One prolific collector, Charles F. Olney–who loved the College’s “ethos”–donated some 8,000 objects in 1903. Dudley and Elisabeth decided the College needed an appropriate venue to display these treasures.


While the Allen doesn’t have a huge collection (about 15,000 objects) compared to municipal museums, Derstine describes it as an “encyclopedic collection” that currently engages five curators: Asian, Modern and Contemporary; European and American (pre-1900); a curator of Education and of Academic Programs. The Education and Academic Programs curators insure the Allen plays a vital role in every student’s experience. Derstine notes, “Classes of all kinds visit.” When my husband asked if the Allen’s venerable Art Rental program still exists, Derstine assured us students may rent Lautrec, Picasso, Renoir and prints of other greats for $5 per work per semester to adorn their dorm rooms. Started in 1940 by Art History Professor Ellen Johnson, the program was premised on Johnson’s belief that “having good works of art in their rooms would have a health-giving effect on their thinking and feeling.” It’s still a big day on campus when Art Rental lines start forming.


Students have their favorite eateries and we inquired about a few. Ultimately, however, the lure of the 1833 Restaurant’s grilled peaches with burrata drizzled with an exquisite wine reduction sauce proved irresistible. Earlier, we’d met locally grown Chef Jim Barnhart, who worked in Florida, California and Spain after graduating from Lorain County Joint Vocational School’s culinary program. He advised us, “Don’t miss the grilled peaches.” As ecstatic moans rose from our table, Chef Jim said the key is perfect peaches from Grobe Fruit Farm in nearby Elyria.
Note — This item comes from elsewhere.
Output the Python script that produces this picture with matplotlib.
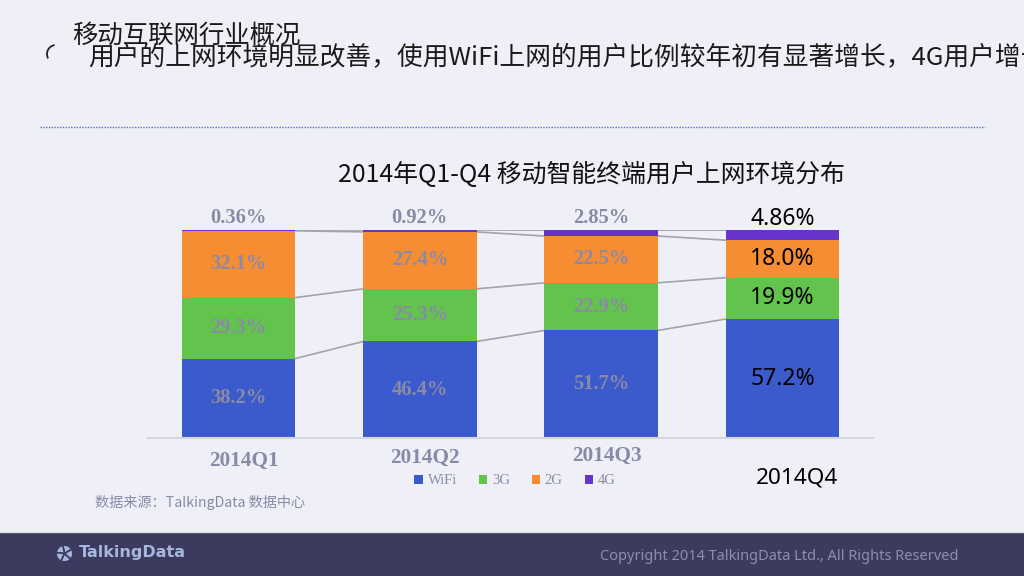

We didn’t have time to tour Oberlin’s Frank Lloyd Wright-designed Usonian home (also managed by the Allen), but we peeked in the windows before driving to Grobe’s farmstand to stock up on these giant juicy spheres.


So don’t wait until your teenagers are considering Oberlin College: Make it a weekend in one of America’s most interesting and sustainable destinations.